(What is needed)
Copy out the listing that follows, exactly, without its pictures.

+ + + + + + +

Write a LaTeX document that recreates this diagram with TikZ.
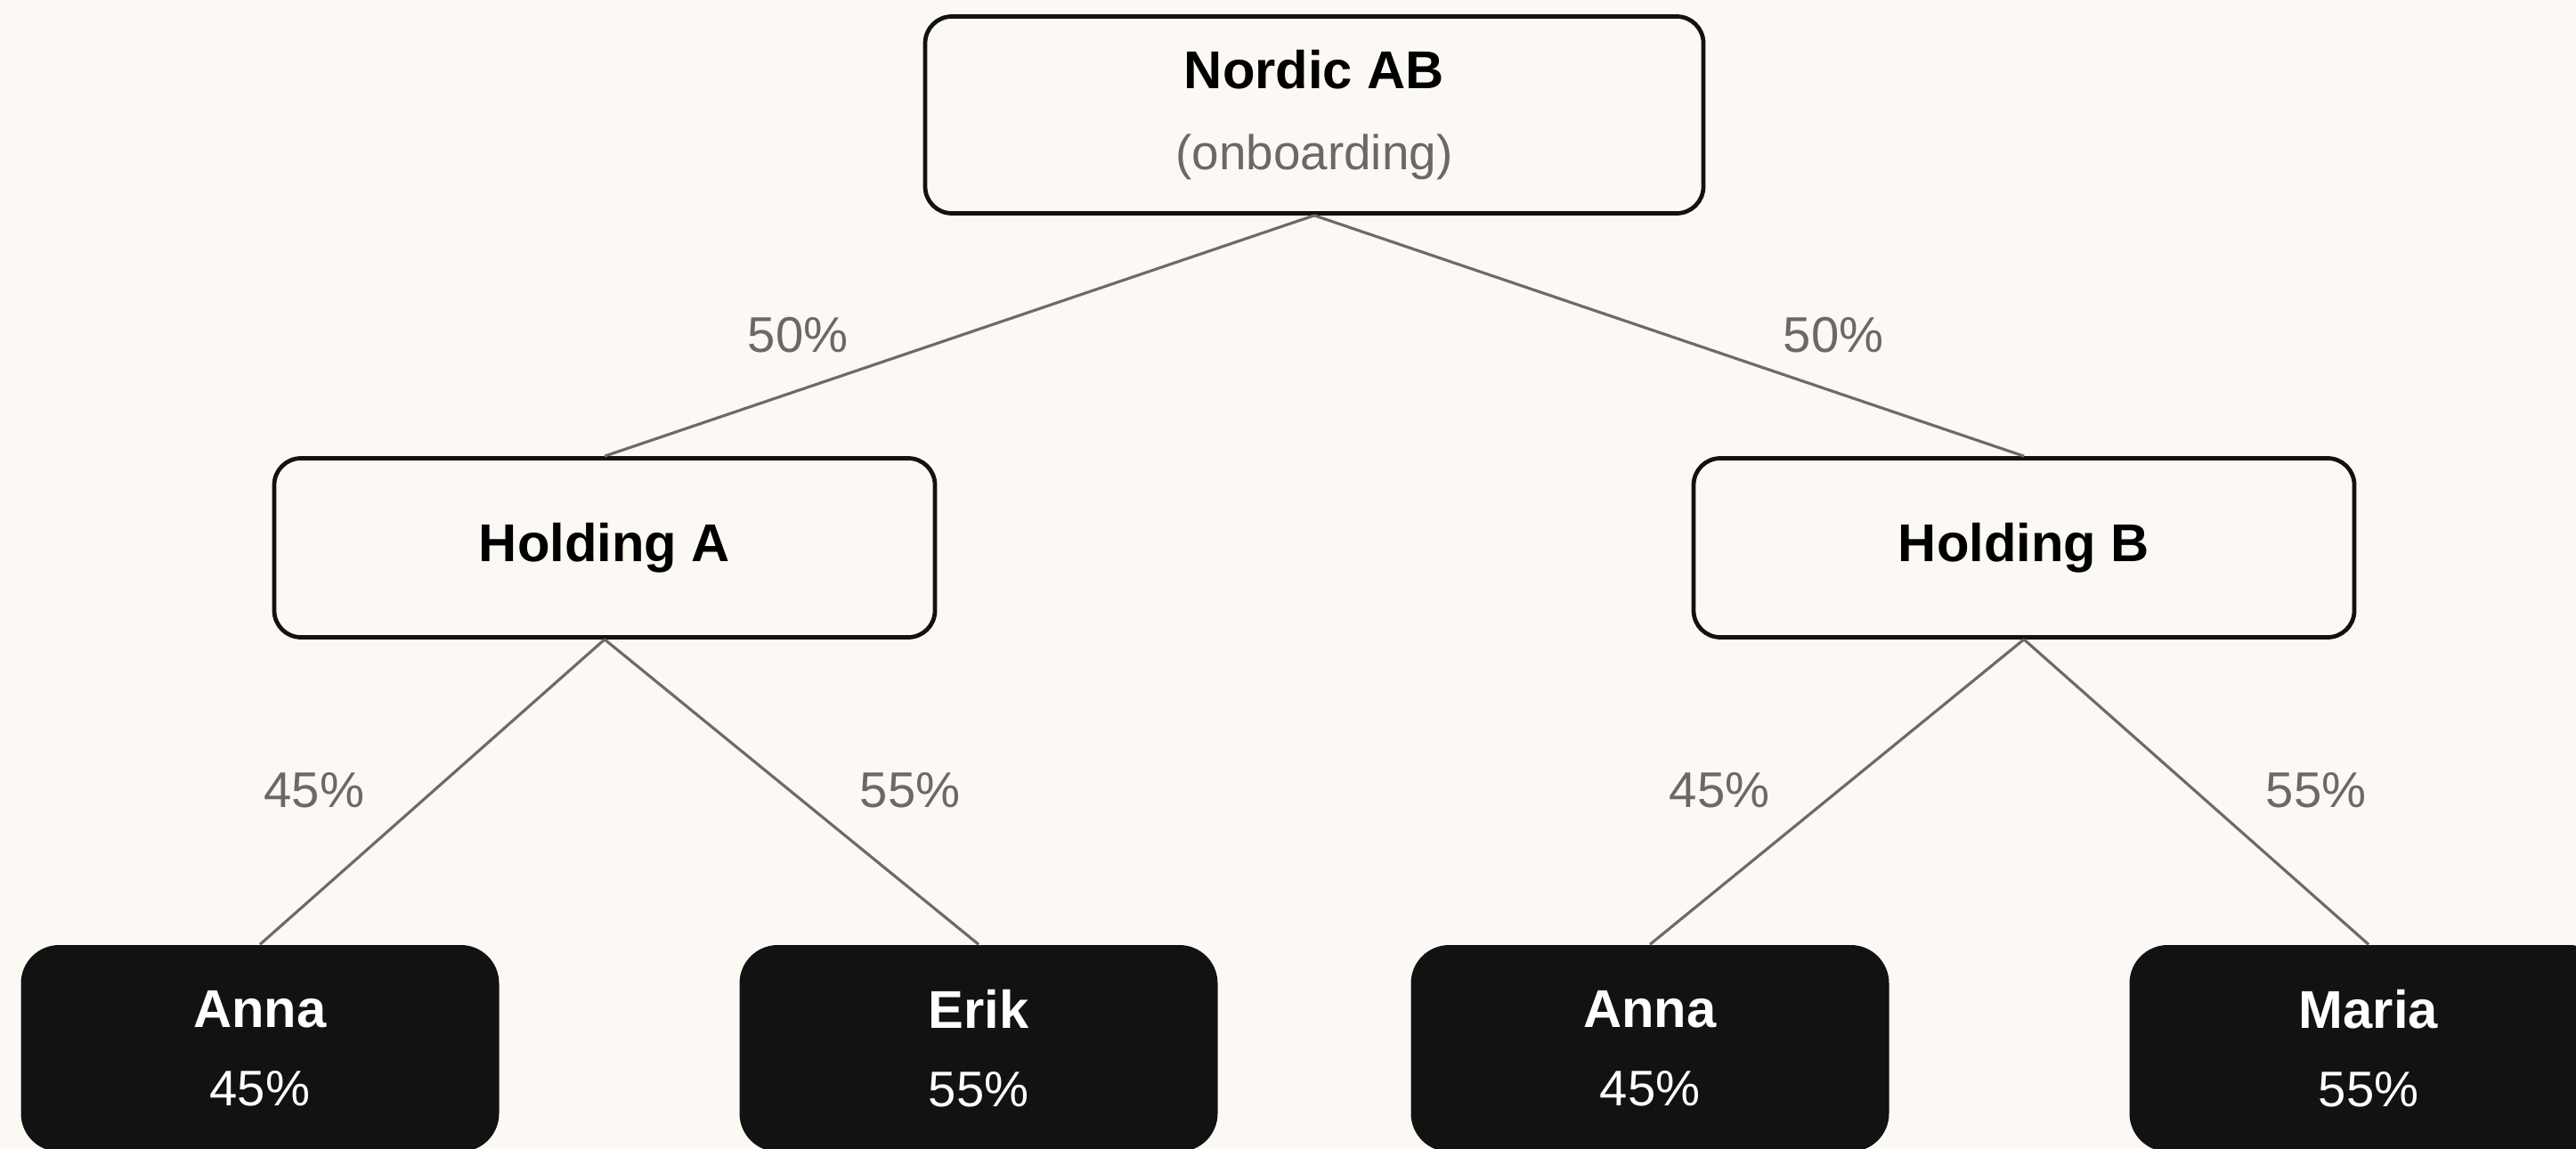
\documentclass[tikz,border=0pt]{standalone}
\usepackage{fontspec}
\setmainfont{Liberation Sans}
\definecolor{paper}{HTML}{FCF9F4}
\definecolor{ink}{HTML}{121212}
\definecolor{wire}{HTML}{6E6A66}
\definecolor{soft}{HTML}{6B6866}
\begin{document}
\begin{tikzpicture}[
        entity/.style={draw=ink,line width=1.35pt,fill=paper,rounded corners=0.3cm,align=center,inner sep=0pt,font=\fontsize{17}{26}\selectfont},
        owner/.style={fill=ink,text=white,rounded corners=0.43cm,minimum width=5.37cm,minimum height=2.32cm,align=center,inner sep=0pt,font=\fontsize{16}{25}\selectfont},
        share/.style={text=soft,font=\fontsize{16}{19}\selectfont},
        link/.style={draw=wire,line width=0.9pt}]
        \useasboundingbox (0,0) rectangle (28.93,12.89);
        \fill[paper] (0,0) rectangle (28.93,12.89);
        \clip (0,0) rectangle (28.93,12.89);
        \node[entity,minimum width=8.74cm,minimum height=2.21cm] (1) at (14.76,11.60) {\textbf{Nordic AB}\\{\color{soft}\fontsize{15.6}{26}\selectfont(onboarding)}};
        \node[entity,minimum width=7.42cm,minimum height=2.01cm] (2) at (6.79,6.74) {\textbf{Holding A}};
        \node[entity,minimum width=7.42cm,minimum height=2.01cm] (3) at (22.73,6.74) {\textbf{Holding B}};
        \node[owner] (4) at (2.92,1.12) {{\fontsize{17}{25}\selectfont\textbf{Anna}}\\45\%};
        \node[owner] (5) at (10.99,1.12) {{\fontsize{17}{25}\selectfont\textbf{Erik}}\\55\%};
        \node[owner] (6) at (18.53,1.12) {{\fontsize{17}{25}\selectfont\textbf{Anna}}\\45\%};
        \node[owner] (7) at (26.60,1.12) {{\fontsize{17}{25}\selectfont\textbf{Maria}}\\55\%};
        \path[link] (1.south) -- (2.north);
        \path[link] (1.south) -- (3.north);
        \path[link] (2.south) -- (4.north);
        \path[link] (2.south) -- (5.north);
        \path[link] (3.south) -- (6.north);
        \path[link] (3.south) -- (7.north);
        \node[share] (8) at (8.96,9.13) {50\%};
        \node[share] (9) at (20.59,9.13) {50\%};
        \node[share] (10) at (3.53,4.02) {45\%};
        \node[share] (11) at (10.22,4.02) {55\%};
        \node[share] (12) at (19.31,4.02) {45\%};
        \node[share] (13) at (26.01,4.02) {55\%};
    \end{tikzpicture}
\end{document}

+ + + + + + +

(Problem solution)
Write a LaTeX document that recreates this diagram with TikZ.
\documentclass[tikz,border=0pt]{standalone}
\usepackage{fontspec}
\setmainfont{Liberation Sans}
\definecolor{paper}{HTML}{FCF9F4}
\definecolor{ink}{HTML}{121212}
\definecolor{wire}{HTML}{6E6A66}
\definecolor{soft}{HTML}{6B6866}
\begin{document}
\begin{tikzpicture}[
        entity/.style={draw=ink,line width=1.35pt,fill=paper,rounded corners=0.3cm,align=center,inner sep=0pt,font=\fontsize{17}{26}\selectfont},
        owner/.style={fill=ink,text=white,rounded corners=0.43cm,minimum width=5.37cm,minimum height=2.32cm,align=center,inner sep=0pt,font=\fontsize{16}{25}\selectfont},
        share/.style={text=soft,font=\fontsize{16}{19}\selectfont},
        link/.style={draw=wire,line width=0.9pt}]
        \useasboundingbox (0,0) rectangle (28.93,12.89);
        \fill[paper] (0,0) rectangle (28.93,12.89);
        \clip (0,0) rectangle (28.93,12.89);
        \node[entity,minimum width=8.74cm,minimum height=2.21cm] (1) at (14.76,11.60) {\textbf{Nordic AB}\\{\color{soft}\fontsize{15.6}{26}\selectfont(onboarding)}};
        \node[entity,minimum width=7.42cm,minimum height=2.01cm] (2) at (6.79,6.74) {\textbf{Holding A}};
        \node[entity,minimum width=7.42cm,minimum height=2.01cm] (3) at (22.73,6.74) {\textbf{Holding B}};
        \node[owner] (4) at (2.92,1.12) {{\fontsize{17}{25}\selectfont\textbf{Anna}}\\45\%};
        \node[owner] (5) at (10.99,1.12) {{\fontsize{17}{25}\selectfont\textbf{Erik}}\\55\%};
        \node[owner] (6) at (18.53,1.12) {{\fontsize{17}{25}\selectfont\textbf{Anna}}\\45\%};
        \node[owner] (7) at (26.60,1.12) {{\fontsize{17}{25}\selectfont\textbf{Maria}}\\55\%};
        \path[link] (1.south) -- (2.north);
        \path[link] (1.south) -- (3.north);
        \path[link] (2.south) -- (4.north);
        \path[link] (2.south) -- (5.north);
        \path[link] (3.south) -- (6.north);
        \path[link] (3.south) -- (7.north);
        \node[share] (8) at (8.96,9.13) {50\%};
        \node[share] (9) at (20.59,9.13) {50\%};
        \node[share] (10) at (3.53,4.02) {45\%};
        \node[share] (11) at (10.22,4.02) {55\%};
        \node[share] (12) at (19.31,4.02) {45\%};
        \node[share] (13) at (26.01,4.02) {55\%};
    \end{tikzpicture}
\end{document}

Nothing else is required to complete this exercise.